**Aim**
Drop the images; return everything else in the listing below exactly.

· · · · ·

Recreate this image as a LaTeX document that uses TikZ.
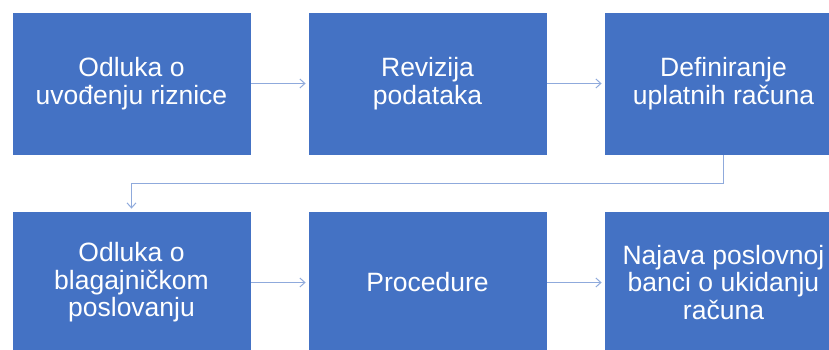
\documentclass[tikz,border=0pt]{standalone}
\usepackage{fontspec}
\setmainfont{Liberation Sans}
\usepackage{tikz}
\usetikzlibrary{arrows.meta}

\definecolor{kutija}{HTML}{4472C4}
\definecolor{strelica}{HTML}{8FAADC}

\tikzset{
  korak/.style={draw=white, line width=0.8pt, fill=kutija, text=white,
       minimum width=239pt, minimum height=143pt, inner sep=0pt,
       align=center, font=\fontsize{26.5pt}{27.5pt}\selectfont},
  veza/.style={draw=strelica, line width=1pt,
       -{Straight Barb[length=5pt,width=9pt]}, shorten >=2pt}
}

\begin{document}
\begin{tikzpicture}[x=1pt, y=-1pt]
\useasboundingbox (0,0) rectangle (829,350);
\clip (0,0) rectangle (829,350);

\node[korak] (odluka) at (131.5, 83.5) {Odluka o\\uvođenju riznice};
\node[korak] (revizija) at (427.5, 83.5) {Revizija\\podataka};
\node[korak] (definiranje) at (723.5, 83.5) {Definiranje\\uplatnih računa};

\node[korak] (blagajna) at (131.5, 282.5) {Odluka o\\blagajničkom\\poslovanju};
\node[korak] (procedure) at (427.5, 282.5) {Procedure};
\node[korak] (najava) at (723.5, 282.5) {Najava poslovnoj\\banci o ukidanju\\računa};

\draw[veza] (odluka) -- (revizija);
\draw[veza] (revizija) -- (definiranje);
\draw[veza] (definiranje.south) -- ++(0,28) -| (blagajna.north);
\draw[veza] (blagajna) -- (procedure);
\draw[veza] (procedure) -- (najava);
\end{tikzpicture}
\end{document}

· · · · ·

**Response to the exercise**
Recreate this image as a LaTeX document that uses TikZ.
\documentclass[tikz,border=0pt]{standalone}
\usepackage{fontspec}
\setmainfont{Liberation Sans}
\usepackage{tikz}
\usetikzlibrary{arrows.meta}

\definecolor{kutija}{HTML}{4472C4}
\definecolor{strelica}{HTML}{8FAADC}

\tikzset{
  korak/.style={draw=white, line width=0.8pt, fill=kutija, text=white,
       minimum width=239pt, minimum height=143pt, inner sep=0pt,
       align=center, font=\fontsize{26.5pt}{27.5pt}\selectfont},
  veza/.style={draw=strelica, line width=1pt,
       -{Straight Barb[length=5pt,width=9pt]}, shorten >=2pt}
}

\begin{document}
\begin{tikzpicture}[x=1pt, y=-1pt]
\useasboundingbox (0,0) rectangle (829,350);
\clip (0,0) rectangle (829,350);

\node[korak] (odluka) at (131.5, 83.5) {Odluka o\\uvođenju riznice};
\node[korak] (revizija) at (427.5, 83.5) {Revizija\\podataka};
\node[korak] (definiranje) at (723.5, 83.5) {Definiranje\\uplatnih računa};

\node[korak] (blagajna) at (131.5, 282.5) {Odluka o\\blagajničkom\\poslovanju};
\node[korak] (procedure) at (427.5, 282.5) {Procedure};
\node[korak] (najava) at (723.5, 282.5) {Najava poslovnoj\\banci o ukidanju\\računa};

\draw[veza] (odluka) -- (revizija);
\draw[veza] (revizija) -- (definiranje);
\draw[veza] (definiranje.south) -- ++(0,28) -| (blagajna.north);
\draw[veza] (blagajna) -- (procedure);
\draw[veza] (procedure) -- (najava);
\end{tikzpicture}
\end{document}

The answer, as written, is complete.